5. Saying goodbye to Napoli
Remember that time when we let go of an All-Star catcher for three catchers who all hit below a .210 average? Mike Napoli, who had just finished three straight seasons with 20 plus home runs, a .320 batting average and a 1.046 OPS, was a catcher for the Angels; up until manager Mike Scioscia decided that he wasn’t a defensively strong enough catcher and chose Jeff Mathis to play in the 2 position with a solid .174 batting average. Within 20 hours, Napoli became a division rival with the Rangers where he became an All-Star and then later became a World Series Champ. Glad that went our way!
4. From California to Anaheim to Los Angeles
The history of location name changes dates back to the very beginning of the Angels franchise. The very first team was known as the Los Angeles Angels, which made sense as they played in Dodger Stadium until their stadium was constructed (fun fact: their very first season was actually played at Wrigley Field). After that, the Angels changed to the California Angels, to the Anaheim Angels, to the Los Angeles Angels of Anaheim, and then came full circle back to the Los Angeles Angels. Even though the Angels are set to stay in Anaheim through 2050, we unfortunately will be bearing the Los Angeles name for years to come.
3. Losing Nolan Ryan
Nolan Ryan was arguably one of the best pitchers in the MLB, and he was a Halo. He was a great franchise player, and an even better dealer on the mound. With a better offense, the Angels could have been a serious contender in the postseason thanks to him. Everything was going so well as everyone in the organization loved him, until GM Buzzie Bavasi ruined all that in the off-season forcing Ryan to request out. Nolan Ryan was ready to compete in red for years to come, as he had just bought a place near the stadium; until the time came to re-sign him and the GM foolishly went to say that he was a replaceable pitcher. Ryan contacted his agent immediately, thanked the fans, and signed as a free agent to our division rival, the Houston Astros, where he later went on to set even more records and have an amazing career. As Drake would say, “You had it then you lost it, hall of shame.”
2. The Dodgers
No, they aren’t in our division and they aren’t even in our league. However, the constant mention of the Angels being their little brother does not end. We did not choose to be called the Los Angeles Angels, as mentioned before, however we continue to face constant backlash for having the Los Angeles stamp. Trust me, we do not want to be associated with that. Not to mention the Angels-Dodgers overall record is 70-54 in favor of the Angels; but we are still considered the lesser team. Sure, they have more rings than us, but don’t forget they started almost a century before we did. We would seriously hope that we, or any other organization for that matter, would have at least 6 rings since 1883…
1. A. J. Pierzynski
A.J. Pierzynski is one of the most hated players in baseball, and there is no question as to why. As for the Angels and their fans however, there is a special kind of animosity felt towards the pompous catcher. The year was 2005, and the Angels and the Chicago White Sox are fighting for the American League Champion title. It’s the bottom of the ninth with two outs, Pierzynski strikes out on a ball low and in, the defense runs into the dugout cheering and ready to take that momentum to the plate. Pierzynski fakes to save himself the embarrassment and runs to first as if it were a drop third strike. The umpires call him safe and the White Sox go on to win the game, then finish off the season by becoming World Series Champs. Yes, you can argue that one game doesn’t cost the entire series. However, after a needed strikeout in the ninth, momentum happens to go your way, inspiring the team to play as if they were on fire. A 2005 pennant would have looked great in center field, but thanks to the cheater we will never know what could have been… Angels fans would like to give a special shout out to Cubs catcher Michael Barrett for doing us all a favor and punching him in the face, you may have never been an Angel, but after that moment we were always rooting for you.

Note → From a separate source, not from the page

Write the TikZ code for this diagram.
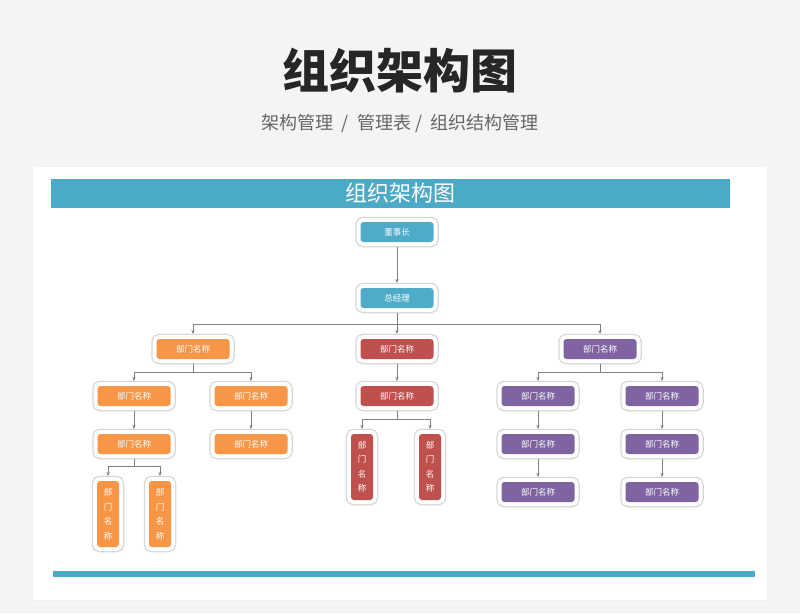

Honorable Mention: Vicente Padilla
This didn’t effect the Angels or their season, however it is a story I’ll forever cherish. Rangers pitcher Vicente Padilla had it out for the Angels offense that day. He had hit multiple batters, but the worst was Vladimir Guerrero. He hit him in the third inning and then in his next at-bat, Padilla went right for his head, and thankfully missed; and if you think it was unintentional then you weren’t watching. However, two pitches later, Big Daddy Vladdy took Padilla’s pitch to deep right field with two runners on for his 27th home run of the season, giving the Angels the lead at 6-3.